[EXERCISE DESCRIPTION]:
Begin at the top of the entries below and write out every line through the one containing "a_control_value = [23.46]", excluding pictures.

Excerpt from a dataset
───

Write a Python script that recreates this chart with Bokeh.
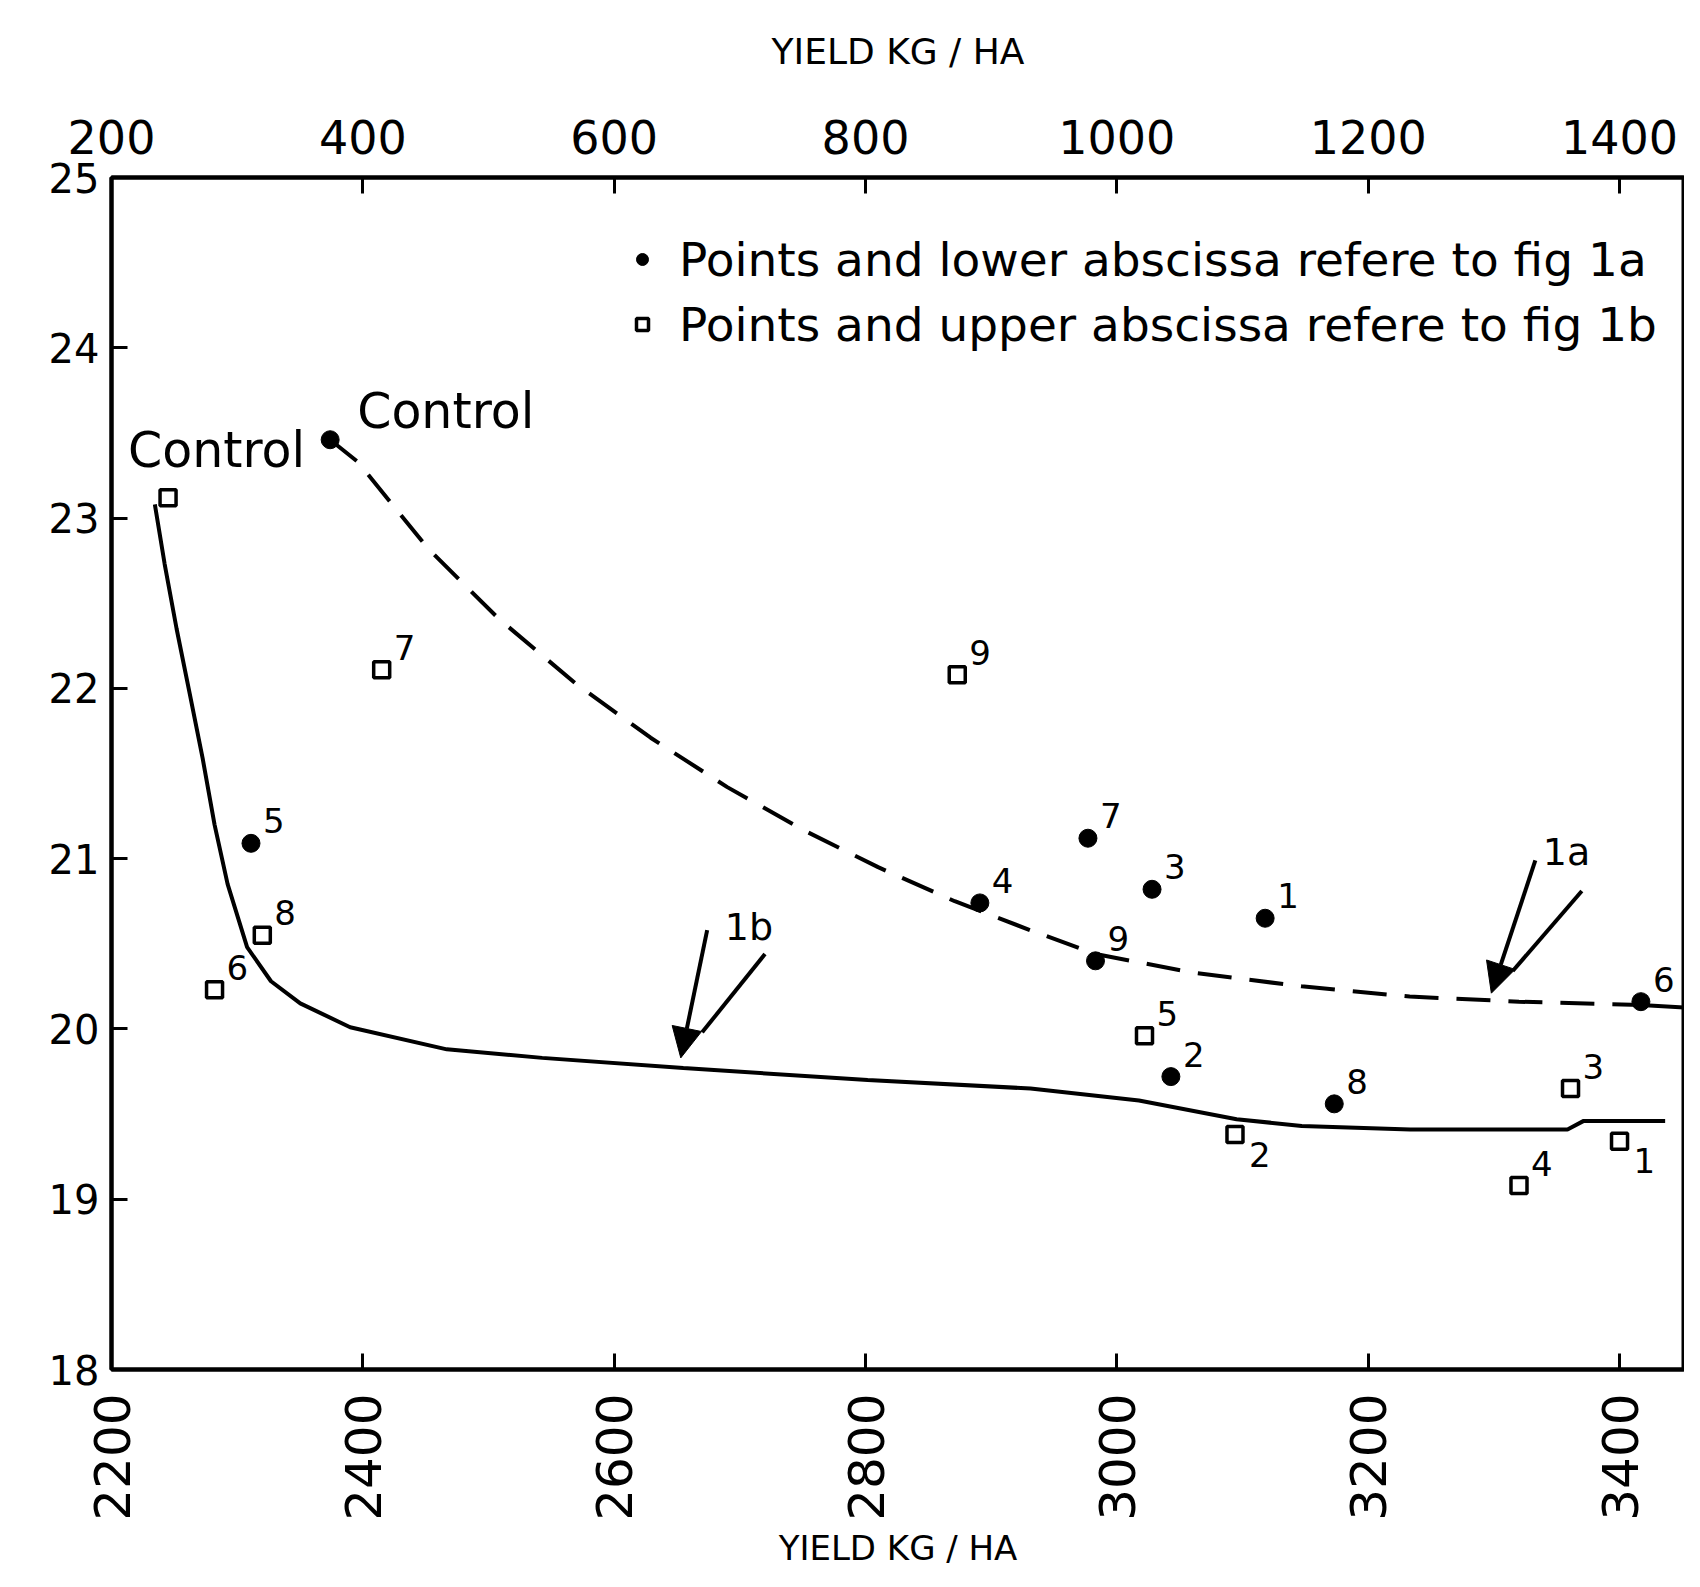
import math
from bokeh.plotting import figure
from bokeh.models import (Range1d, LinearAxis, FixedTicker, Legend, LegendItem,
                          Arrow, NormalHead)
from bokeh.embed import file_html
from bokeh.resources import INLINE
from bokeh.core.properties import value

# ---------------- data ----------------
lower_ticks = [2200, 2400, 2600, 2800, 3000, 3200, 3400]
upper_ticks = [200, 400, 600, 800, 1000, 1200, 1400]
y_ticks = [18, 19, 20, 21, 22, 23, 24, 25]
axis_title = "YIELD KG / HA"

# fig 1a points (lower abscissa)
a_labels = ["1", "2", "3", "4", "5", "6", "7", "8", "9"]
a_yield = [3118, 3043, 3028, 2891, 2311, 3417, 2977, 3173, 2983]
a_value = [20.65, 19.72, 20.82, 20.74, 21.09, 20.16, 21.12, 19.56, 20.40]
a_control_yield = [2374]
a_control_value = [23.46]

# fig 1b points (upper abscissa)
b_labels = ["1", "2", "3", "4", "5", "6", "7", "8", "9"]
b_yield = [1400, 1094, 1361, 1320, 1022, 282, 415, 320, 873]
b_value = [19.34, 19.38, 19.65, 19.08, 19.96, 20.23, 22.11, 20.55, 22.08]
b_control_yield = [245]
b_control_value = [23.12]
control_label = "Control"

# curve 1a (dashed, lower abscissa)
curve_a_x = [2374, 2396, 2452, 2508, 2569, 2629, 2690, 2750, 2810, 2871, 2931,
             2983, 3061, 3147, 3233, 3320, 3417]
curve_a_y = [23.46, 23.33, 22.82, 22.41, 22.03, 21.71, 21.42, 21.17, 20.95, 20.75,
             20.58, 20.44, 20.33, 20.25, 20.19, 20.16, 20.14]
curve_a_tail_x = [3417, 3465]
curve_a_tail_y = [20.14, 20.12]

# curve 1b (solid, upper abscissa)
curve_b_x = [234.5, 242.3, 251.8, 262.2, 272.5, 282.0, 292.4, 307.9, 326.9, 350.2,
             389.9, 466.8, 542.7, 655.0, 801.7, 931.3, 1017.6, 1095.3, 1147.1,
             1233.4, 1358.6, 1371.5, 1436.3]
curve_b_y = [23.08, 22.73, 22.35, 21.97, 21.59, 21.20, 20.85, 20.48, 20.28, 20.15,
             20.01, 19.88, 19.83, 19.77, 19.70, 19.65, 19.58, 19.47, 19.43,
             19.41, 19.41, 19.46, 19.46]

legend_labels = ["Points and lower abscissa refere to fig 1a",
                 "Points and upper abscissa refere to fig 1b"]

# curve annotations (lower abscissa)
arrow_names = ["1b", "1a"]
arrow_tip_x = [2653, 3298]
arrow_tip_y = [19.83, 20.21]
arrow_start_x = [2674, 3333]
arrow_start_y = [20.58, 20.99]
arrow_side_start_x = [2720, 3370]
arrow_side_start_y = [20.44, 20.81]
arrow_side_end_x = [2670, 3315]
arrow_side_end_y = [19.98, 20.34]
arrow_label_x = [2688, 3339]
arrow_label_y = [20.60, 21.04]

# ---------------- style ----------------
FONT = "DejaVu Sans"
# label placement: superscript (upper right) or subscript (lower right)
a_label_place = ["sup"] * 9
b_label_place = ["sub", "sub", "sup", "sup", "sup", "sup", "sup", "sup", "sup"]

p = figure(width=1684, height=1571,
           x_range=Range1d(2200, 3451.7), y_range=Range1d(18, 25),
           output_backend="svg", toolbar_location=None,
           min_border_left=111, min_border_right=0,
           min_border_top=177, min_border_bottom=202)
p.extra_x_ranges = {"upper": Range1d(200, 1451.7)}
p.grid.visible = False
p.outline_line_color = "black"
p.outline_line_width = 4
p.background_fill_color = "white"
p.border_fill_color = "white"


def style_axis(ax, size):
    ax.axis_line_width = 4
    ax.axis_line_color = "black"
    ax.major_tick_in = 16
    ax.major_tick_out = 0
    ax.major_tick_line_width = 3
    ax.minor_tick_line_color = None
    ax.major_label_text_font = FONT
    ax.major_label_text_font_size = size
    ax.major_label_text_color = "black"
    ax.axis_label_text_font = FONT
    ax.axis_label_text_font_style = "normal"
    ax.axis_label_text_font_size = "36px"
    ax.axis_label_text_color = "black"


xb = p.xaxis[0]
xb.ticker = FixedTicker(ticks=lower_ticks)
style_axis(xb, "50px")
xb.major_label_orientation = math.pi / 2
xb.major_label_standoff = 24
xb.axis_label = axis_title
xb.axis_label_standoff = 4
xb.axis_label_text_font_size = "34px"

yl = p.yaxis[0]
yl.ticker = FixedTicker(ticks=y_ticks)
style_axis(yl, "40px")
yl.major_label_standoff = 12

xt = LinearAxis(x_range_name="upper", ticker=FixedTicker(ticks=upper_ticks),
                axis_label=axis_title)
style_axis(xt, "46px")
xt.major_label_standoff = 24
xt.axis_label_standoff = 45
p.add_layout(xt, "above")

# curves
p.line(curve_a_x, curve_a_y, line_color="black", line_width=4, line_dash="34 18")
p.line(curve_a_tail_x, curve_a_tail_y, line_color="black", line_width=4)
p.line(curve_b_x, curve_b_y, line_color="black", line_width=4, x_range_name="upper")

# points
ra = p.scatter(a_yield + a_control_yield, a_value + a_control_value, marker="circle",
               size=18, fill_color="black", line_color="black")
rb = p.scatter(b_yield + b_control_yield, b_value + b_control_value, marker="square",
               size=16, fill_color="white", line_color="black", line_width=3.5,
               x_range_name="upper")

# point labels
def offsets(places):
    dx = [12 if s == "sup" else 14 for s in places]
    dy = [-10 if s == "sup" else 32 for s in places]
    return dx, dy

adx, ady = offsets(a_label_place)
p.text(a_yield, a_value, text=a_labels, x_offset=adx, y_offset=ady,
       text_font=value(FONT), text_font_size="34px", text_color="black",
       text_align="left", text_baseline="bottom")
bdx, bdy = offsets(b_label_place)
p.text(b_yield, b_value, text=b_labels, x_offset=bdx, y_offset=bdy,
       text_font=value(FONT), text_font_size="34px", text_color="black",
       text_align="left", text_baseline="bottom", x_range_name="upper")

p.text(a_control_yield, a_control_value, text=[control_label], x_offset=27, y_offset=0,
       text_font=value(FONT), text_font_size="49px", text_color="black",
       text_align="left", text_baseline="bottom")
p.text(b_control_yield, b_control_value, text=[control_label], x_offset=-40, y_offset=-19,
       text_font=value(FONT), text_font_size="49px", text_color="black",
       text_align="left", text_baseline="bottom", x_range_name="upper")

# curve annotation arrows
for i in range(len(arrow_names)):
    p.add_layout(Arrow(end=NormalHead(size=30, fill_color="black", line_color="black"),
                       x_start=arrow_start_x[i], y_start=arrow_start_y[i],
                       x_end=arrow_tip_x[i], y_end=arrow_tip_y[i],
                       line_width=4, line_color="black"))
    p.add_layout(Arrow(end=None,
                       x_start=arrow_side_start_x[i], y_start=arrow_side_start_y[i],
                       x_end=arrow_side_end_x[i], y_end=arrow_side_end_y[i],
                       line_width=4, line_color="black"))
p.text(arrow_label_x, arrow_label_y, text=arrow_names,
       text_font=value(FONT), text_font_size="38px", text_color="black",
       text_align="left", text_baseline="middle")

legend = Legend(items=[LegendItem(label=legend_labels[0], renderers=[ra]),
                       LegendItem(label=legend_labels[1], renderers=[rb])],
                location=(516, 1015), padding=0, margin=0, spacing=5,
                label_height=60, glyph_height=60, glyph_width=30, label_standoff=22,
                label_text_font=FONT, label_text_font_size="47px",
                label_text_color="black",
                border_line_alpha=0, background_fill_alpha=0)
p.add_layout(legend)

open("out.html", "w").write(file_html(p, INLINE))
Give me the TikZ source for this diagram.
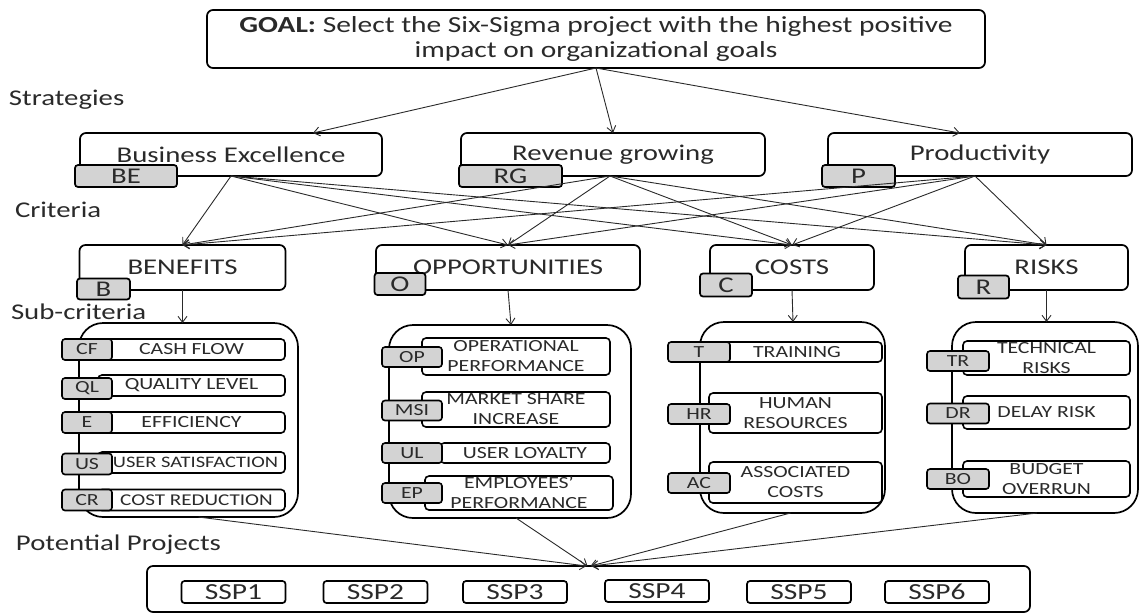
\documentclass[tikz,border=0pt]{standalone}
\usepackage{fontspec}
\setmainfont{Carlito}[FakeStretch=1.28]
\usetikzlibrary{arrows.meta,calc}
\definecolor{tagfill}{HTML}{D3D3D3}
\definecolor{ink}{HTML}{2A2A2A}
\newcommand\goalfont{\fontsize{23}{25}\selectfont}
\newcommand\headfont{\fontsize{22.5}{26}\selectfont}
\newcommand\itemfont{\fontsize{17}{20}\selectfont}
\newcommand\sspfont{\fontsize{23}{26}\selectfont}
\begin{document}
\begin{tikzpicture}[x=1pt,y=-1pt,
  every node/.style={inner sep=0pt,outer sep=0pt,text=ink},
  box/.style={draw=black,line width=1.7pt,rounded corners=6pt,fill=white,font=\headfont},
  tagbox/.style={draw=black,line width=1.7pt,rounded corners=3pt,fill=tagfill,font=\headfont},
  smalltag/.style={draw=black,line width=1.6pt,rounded corners=3pt,fill=tagfill,font=\itemfont,minimum height=20},
  group/.style={draw=black,line width=1.7pt,rounded corners=24pt,fill=white},
  item/.style={draw=black,line width=1.6pt,rounded corners=4pt,fill=white,align=center,font=\itemfont},
  ssp/.style={draw=black,line width=1.7pt,rounded corners=3pt,fill=white,font=\sspfont,minimum width=104,minimum height=22},
  sidelabel/.style={anchor=west,font=\headfont},
  link/.style={-{Straight Barb[length=6pt,width=9pt]},line width=0.9pt,draw=ink}]
\useasboundingbox (0,0) rectangle (1139,614);

% goal
\node[box,minimum width=778,minimum height=58,align=center,font=\goalfont] (goal) at (596,39)
  {\textbf{GOAL:} Select the Six-Sigma project with the highest positive\\impact on organizational goals};

% level labels
\node[sidelabel] (lstrat) at (9,100) {Strategies};
\node[sidelabel] (lcrit) at (15,210) {Criteria};
\node[sidelabel] (lsub) at (11,312) {Sub-criteria};
\node[sidelabel] (lpot) at (16,545) {Potential Projects};

% strategies
\node[box,minimum width=302,minimum height=43] (be) at (231,154.5) {Business Excellence};
\node[box,minimum width=304,minimum height=43] (rg) at (613,154.5) {Revenue growing};
\node[box,minimum width=304,minimum height=43] (pr) at (980,154.5) {Productivity};
\node[tagbox,minimum width=102,minimum height=22] (betag) at (126,176) {BE};
\node[tagbox,minimum width=103,minimum height=22] (rgtag) at (510.5,176) {RG};
\node[tagbox,minimum width=73,minimum height=22] (prtag) at (858.5,176) {P};

% criteria
\node[box,minimum width=206,minimum height=45] (ben) at (182.5,267.5) {BENEFITS};
\node[box,minimum width=264,minimum height=45] (opp) at (508,267.5) {OPPORTUNITIES};
\node[box,minimum width=164,minimum height=45] (cost) at (792,267.5) {COSTS};
\node[box,minimum width=163,minimum height=45] (risk) at (1046.5,267.5) {RISKS};
\node[tagbox,minimum width=53,minimum height=21] (bentag) at (103.5,289) {B};
\node[tagbox,minimum width=51,minimum height=22] (opptag) at (400,284) {O};
\node[tagbox,minimum width=52,minimum height=23] (costtag) at (726,285) {C};
\node[tagbox,minimum width=51,minimum height=23] (risktag) at (983.5,287) {R};

% arrows from the goal
\draw[link] (goal.south) -- ($(be.north)+(82,0)$);
\draw[link] (goal.south) -- (rg.north);
\draw[link] (goal.south) -- ($(pr.north)+(-20,0)$);

% arrows from strategies to criteria
\foreach \s/\dx in {be/0,rg/-3,pr/-5}
  \foreach \c in {ben,opp,cost,risk}
    \draw[link] ($(\s.south)+(\dx,0)$) -- (\c.north);

% sub-criteria groups
\node[group,minimum width=219,minimum height=194] (gben) at (188.5,420) {};
\node[group,minimum width=242,minimum height=193] (gopp) at (510,421.5) {};
\node[group,minimum width=185,minimum height=191] (gcost) at (792.5,417.5) {};
\node[group,minimum width=186,minimum height=191] (grisk) at (1045,417.5) {};

\draw[link] (ben.south) -- (ben.south |- gben.north);
\draw[link] (opp.south) -- ($(opp.south |- gopp.north)+(3,0)$);
\draw[link] (cost.south) -- ($(cost.south |- gcost.north)+(1,0)$);
\draw[link] (risk.south) -- (risk.south |- grisk.north);

% benefits sub-criteria
\node[item,minimum width=187,minimum height=21] (cf) at (191.5,349.5) {CASH FLOW};
\node[item,minimum width=187,minimum height=21] (ql) at (191.5,385.5) {QUALITY LEVEL};
\node[item,minimum width=187,minimum height=21] (ef) at (191.5,422.5) {EFFICIENCY};
\node[item,minimum width=187,minimum height=21] (us) at (191.5,462.5) {\hspace*{8pt}{\fontsize{16}{20}\selectfont USER SATISFACTION}};
\node[item,minimum width=187,minimum height=21] (cr) at (191.5,500) {\hspace*{10pt}{\fontsize{16.5}{20}\selectfont COST REDUCTION}};
\node[smalltag,minimum width=50,minimum height=21] (cftag) at (87,349.5) {CF};
\node[smalltag,minimum width=50,minimum height=21] (qltag) at (87,388.5) {QL};
\node[smalltag,minimum width=50,minimum height=21] (eftag) at (87,422.5) {E};
\node[smalltag,minimum width=50,minimum height=21] (ustag) at (87,464) {US};
\node[smalltag,minimum width=50,minimum height=21] (crtag) at (87,500) {CR};

% opportunities sub-criteria
\node[item,minimum width=188,minimum height=37] (op) at (516,356.5) {OPERATIONAL\\PERFORMANCE};
\node[item,minimum width=188,minimum height=35] (msi) at (516,409.5) {MARKET SHARE\\INCREASE};
\node[item,minimum width=170,minimum height=20] (ul) at (525,453) {USER LOYALTY};
\node[item,minimum width=188,minimum height=34] (ep) at (519,493) {EMPLOYEES’\\PERFORMANCE};
\node[smalltag,minimum width=60] (optag) at (412,357) {OP};
\node[smalltag,minimum width=60] (msitag) at (412,410.5) {MSI};
\node[smalltag,minimum width=60] (ultag) at (412,453) {UL};
\node[smalltag,minimum width=60] (eptag) at (412,493) {EP};

% costs sub-criteria
\node[item,minimum width=170,minimum height=20] (tr) at (797,352) {TRAINING};
\node[item,minimum width=173,minimum height=40] (hr) at (795.5,413) {HUMAN\\RESOURCES};
\node[item,minimum width=173,minimum height=41] (ac) at (795.5,482.5) {ASSOCIATED\\COSTS};
\node[smalltag,minimum width=62] (trtag) at (699,352) {T};
\node[smalltag,minimum width=62] (hrtag) at (699,414) {HR};
\node[smalltag,minimum width=62] (actag) at (699,483) {AC};

% risks sub-criteria
\node[item,minimum width=167,minimum height=34] (tk) at (1046.5,358) {TECHNICAL\\RISKS};
\node[item,minimum width=167,minimum height=33] (dr) at (1046.5,412.5) {DELAY RISK};
\node[item,minimum width=167,minimum height=36] (bo) at (1046.5,479) {BUDGET\\OVERRUN};
\node[smalltag,minimum width=62] (tktag) at (958,361) {TR};
\node[smalltag,minimum width=62] (drtag) at (958,413.5) {DR};
\node[smalltag,minimum width=62] (botag) at (958,479) {BO};

% potential projects
\node[draw=black,line width=1.7pt,rounded corners=6pt,minimum width=883,minimum height=46] (proj) at (588.5,589) {};
\node[ssp] (s1) at (233.5,592) {SSP1};
\node[ssp] (s2) at (375.5,592) {SSP2};
\node[ssp] (s3) at (515,592) {SSP3};
\node[ssp] (s4) at (657,591) {SSP4};
\node[ssp] (s5) at (799,592) {SSP5};
\node[ssp] (s6) at (937,592) {SSP6};

\draw[link] ($(gben.south)+(10,0)$) -- ($(proj.north)+(-2,0)$);
\draw[link] ($(gopp.south)+(6,0)$) -- ($(proj.north)+(-1,0)$);
\draw[link] ($(gcost.south)+(-2,0)$) -- ($(proj.north)+(2,0)$);
\draw[link] ($(grisk.south)+(-8,0)$) -- ($(proj.north)+(3,0)$);
\end{tikzpicture}
\end{document}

───

[SOLUTION TO THE EXERCISE]:
Write a Python script that recreates this chart with Bokeh.
import math
from bokeh.plotting import figure
from bokeh.models import (Range1d, LinearAxis, FixedTicker, Legend, LegendItem,
                          Arrow, NormalHead)
from bokeh.embed import file_html
from bokeh.resources import INLINE
from bokeh.core.properties import value

# ---------------- data ----------------
lower_ticks = [2200, 2400, 2600, 2800, 3000, 3200, 3400]
upper_ticks = [200, 400, 600, 800, 1000, 1200, 1400]
y_ticks = [18, 19, 20, 21, 22, 23, 24, 25]
axis_title = "YIELD KG / HA"

# fig 1a points (lower abscissa)
a_labels = ["1", "2", "3", "4", "5", "6", "7", "8", "9"]
a_yield = [3118, 3043, 3028, 2891, 2311, 3417, 2977, 3173, 2983]
a_value = [20.65, 19.72, 20.82, 20.74, 21.09, 20.16, 21.12, 19.56, 20.40]
a_control_yield = [2374]
a_control_value = [23.46]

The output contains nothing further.